Under the conditions prevalent at an uncontrolled border, the resupplying of weapons is nearly inevitable. And when the border opens, foreign volunteers from Al Qaeda or other terrorist organizations may be able to slip through. Indeed, a smattering of reports about an Al Qaeda presence in Gaza have already surfaced, and Israel’s chief of military intelligence has said that Syrian- and Iranian-trained terrorists infiltrated Gaza after the border was breached.
In short, the situation is getting worse and far more dangerous for Israeli civilians living in close proximity to Gaza. Israel — and, if news reports are correct, the United States — will inevitably raise the stakes for Egypt by demanding that it seal the border. But the question is: What can Egypt do to stop the traffic?
What is certain is that the Egyptians will not open fire on Gazan women, children and civilians. So where is the security for Israel in all of this?
As the conflict over Gaza heats up and Israeli incursions and attacks increase the civilian body count, Arab public opinion will only become more inflamed by the graphic television images being broadcast out of the Strip. As it is, sympathy is building for Hamas and its hold on Gaza is strengthening. If the long-term policy of the United States and Israel is to discredit Hamas and build up the West Bank-based Fatah leadership under Mahmoud Abbas, then the Gaza policy is an absolute failure.
For Egypt, it is hardly a comforting proposition to have an open border with Hamas, which is an offshoot of the Muslim Brotherhood, Egypt’s main opposition movement, and is increasingly identified with Iran and some would say Al Qaeda. But with public opinion aroused in Cairo, there are limits to what the Egyptians can do. The reality is that in this situation there is no security for Egypt either.

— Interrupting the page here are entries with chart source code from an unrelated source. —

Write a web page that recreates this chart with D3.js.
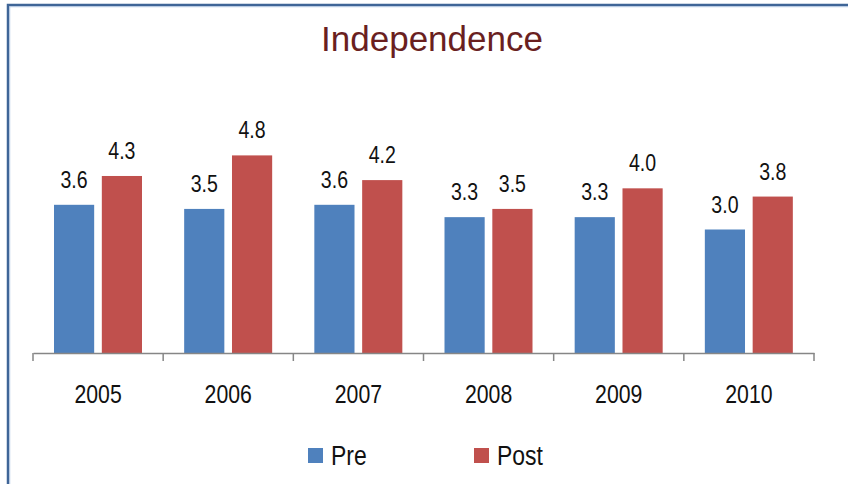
<!DOCTYPE html>
<html>
<head>
<meta charset="utf-8">
<script src="https://cdn.jsdelivr.net/npm/d3@7"></script>
<style>
  html, body { margin: 0; padding: 0; background: #fff; overflow: hidden; }
  svg { display: block; }
  .narrow { font-family: "Liberation Sans", Arial, sans-serif; }
</style>
</head>
<body>
<svg id="chart"></svg>
<script>
const years = ['2005', '2006', '2007', '2008', '2009', '2010']
const pre = [3.6, 3.5, 3.6, 3.3, 3.3, 3.0]
const post = [4.3, 4.8, 4.2, 3.5, 4.0, 3.8]
const seriesNames = ['Pre', 'Post']
const colours = { Pre: '#4f81bd', Post: '#c0504d' }

const width = 848
const height = 484
const squeeze = 0.85 // no Arial Narrow here, so squash Liberation Sans instead
const svg = d3.select('#chart').attr('width', width).attr('height', height)

// frame around the chart (runs off the right and bottom edges)
svg.append('rect')
    .attr('x', 8).attr('y', 5)
    .attr('width', width + 20).attr('height', height + 20)
    .attr('fill', 'none')
    .attr('stroke', '#3f6597')
    .attr('stroke-width', 2.5)
svg.append('rect')
    .attr('x', 9.8).attr('y', 6.8)
    .attr('width', width + 20).attr('height', height + 20)
    .attr('fill', 'none')
    .attr('stroke', '#a9c0e0')
    .attr('stroke-width', 0.8)

svg.append('text')
    .attr('x', 432).attr('y', 51)
    .attr('text-anchor', 'middle')
    .attr('font-family', '"Liberation Sans", Arial, sans-serif')
    .attr('font-size', 35)
    .attr('fill', '#6a1f1f')
    .text('Independence')

const x0 = d3.scaleBand().domain(years).range([33, 814])
const x1 = d3.scaleBand().domain(seriesNames).range([21, 109]).paddingInner(0.16)
const y = d3.scaleLinear().domain([0, 6]).range([353, 106])

const rows = years.map((yr, i) => ({ year: yr, values: [
    { key: 'Pre', value: pre[i] },
    { key: 'Post', value: post[i] }
] }))

const groups = svg.append('g').selectAll('g')
    .data(rows)
    .join('g')
    .attr('transform', d => `translate(${x0(d.year)},0)`)

groups.selectAll('rect')
    .data(d => d.values)
    .join('rect')
    .attr('x', d => x1(d.key))
    .attr('y', d => y(d.value))
    .attr('width', x1.bandwidth())
    .attr('height', d => y(0) - y(d.value))
    .attr('fill', d => colours[d.key])

groups.selectAll('text')
    .data(d => d.values)
    .join('text')
    .attr('class', 'narrow')
    .attr('transform', d => `translate(${x1(d.key) + x1.bandwidth() / 2},${y(d.value) - 17}) scale(${squeeze},1)`)
    .attr('text-anchor', 'middle')
    .attr('font-size', 23)
    .attr('fill', '#111')
    .text(d => d3.format('.1f')(d.value))

// category axis
const axis = d3.axisBottom(x0).tickSize(0).tickPadding(0)
const gx = svg.append('g').attr('transform', `translate(0,${y(0)})`).call(axis)
gx.select('.domain').attr('stroke', '#868686').attr('stroke-width', 1.5)
gx.selectAll('.tick text')
    .attr('class', 'narrow')
    .attr('font-size', 25)
    .attr('fill', '#111')
    .attr('dy', 0)
    .attr('y', 0)
    .attr('transform', `translate(0,50) scale(${squeeze},1)`)
// tick marks sit between the categories
const bounds = years.map(d => x0(d)).concat([x0.range()[1]])
gx.selectAll('.sep')
    .data(bounds)
    .join('line')
    .attr('class', 'sep')
    .attr('x1', d => d).attr('x2', d => d)
    .attr('y1', 0).attr('y2', 8)
    .attr('stroke', '#868686')
    .attr('stroke-width', 1.5)

// legend
const legendX = [308, 474]
const legend = svg.append('g').selectAll('g')
    .data(seriesNames)
    .join('g')
    .attr('transform', (d, i) => `translate(${legendX[i]},448)`)
legend.append('rect')
    .attr('width', 15).attr('height', 15)
    .attr('fill', d => colours[d])
legend.append('text')
    .attr('class', 'narrow')
    .attr('transform', `translate(23,17) scale(${squeeze},1)`)
    .attr('font-size', 27)
    .attr('fill', '#111')
    .text(d => d)
</script>
</body>
</html>
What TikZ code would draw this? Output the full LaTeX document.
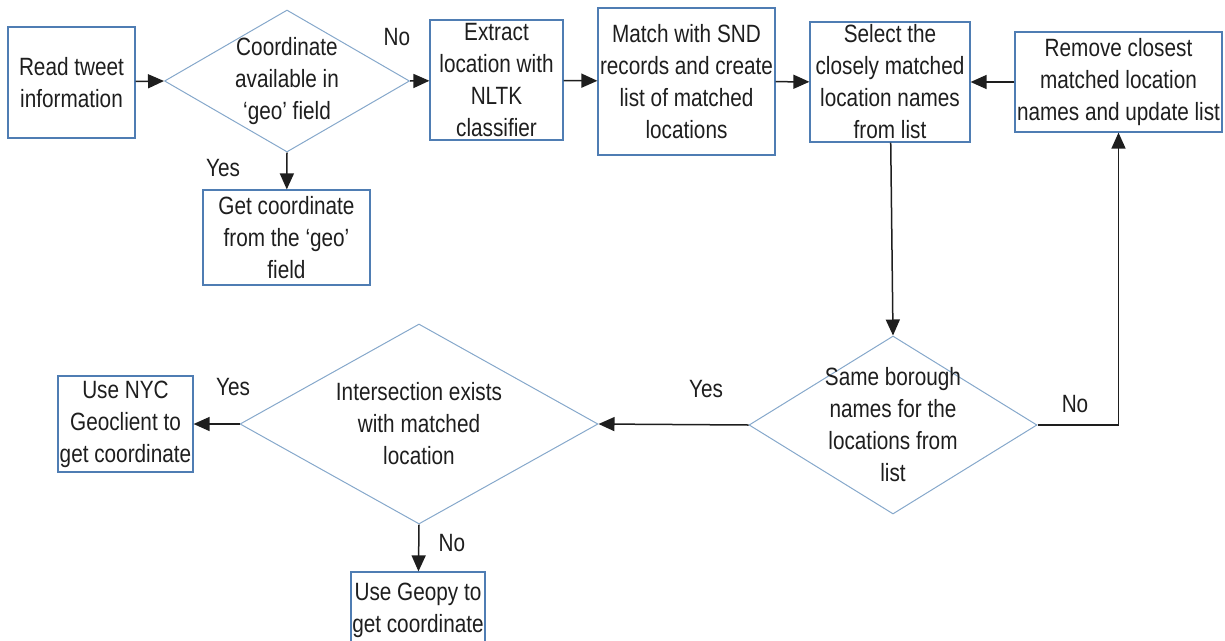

The progressive improvement in Hamas’s inventory of rockets and the escalating violence against Israeli cities will be an intolerable situation for any Israeli government. Hamas will invite through its actions further large-scale Israeli ground operations, possibly leading to the reoccupation of Gaza, if not today then in the future.
Negotiations between Palestinians and Israelis will be the first casualty. The second casualty will be the two-state solution.
No matter how you look at it, Hamas wins. Hamas wins by losing Gaza, where in any event it cannot offer a better life for the Palestinians due to American and Israeli policies. Hamas also wins by standing up to Israel and against President Bush’s Middle East policy. And Hamas wins because of the political undertow that will further discredit Abbas and a policy of moderation. Hamas wins because we will be entering the third intifada.
There may be nothing we can do about this. There certainly is nothing Egypt can do. But it is not inconceivable that the international community could step in, through the United Nations, to save all the parties from themselves.
A robust U.N. force with a Chapter VII mandate could control the Gaza-Egyptian border, provide a rational and controlled exit-and-entry point for Gazans and their goods, and starve Hamas of its military potential rather than its humanitarian or political capabilities. But this can only happen if Israel and the United States come to recognize that military operations cannot destroy the idea of Hamas, that Hamas represents a sizable constituency in Gaza and a growing constituency in the West Bank, and that Israeli military operations are making Hamas stronger politically, not weaker.
A properly constructed U.N. force could take the pressure off Egypt, talk directly with Hamas and relieve the economic pressure on all Gazans at the same time as it reduced the threat of more sophisticated arms flowing to the most radical elements of Hamas and other radical and militant organizations. And by opening a channel to Hamas and reducing the pressure of the blockade, a cease-fire might become possible.
A U.N. force on the Egypt-Gaza border is not, of course, the solution to the broader problems facing Israel and the Palestinians, but we have hit a tipping point where the region is sinking into a future of increasing violence and casualties on all sides — a future that none of the parties to the conflict should want.
Edward Walker, a former ambassador to Israel and to Egypt, is a professor of global and political theory at Hamilton College.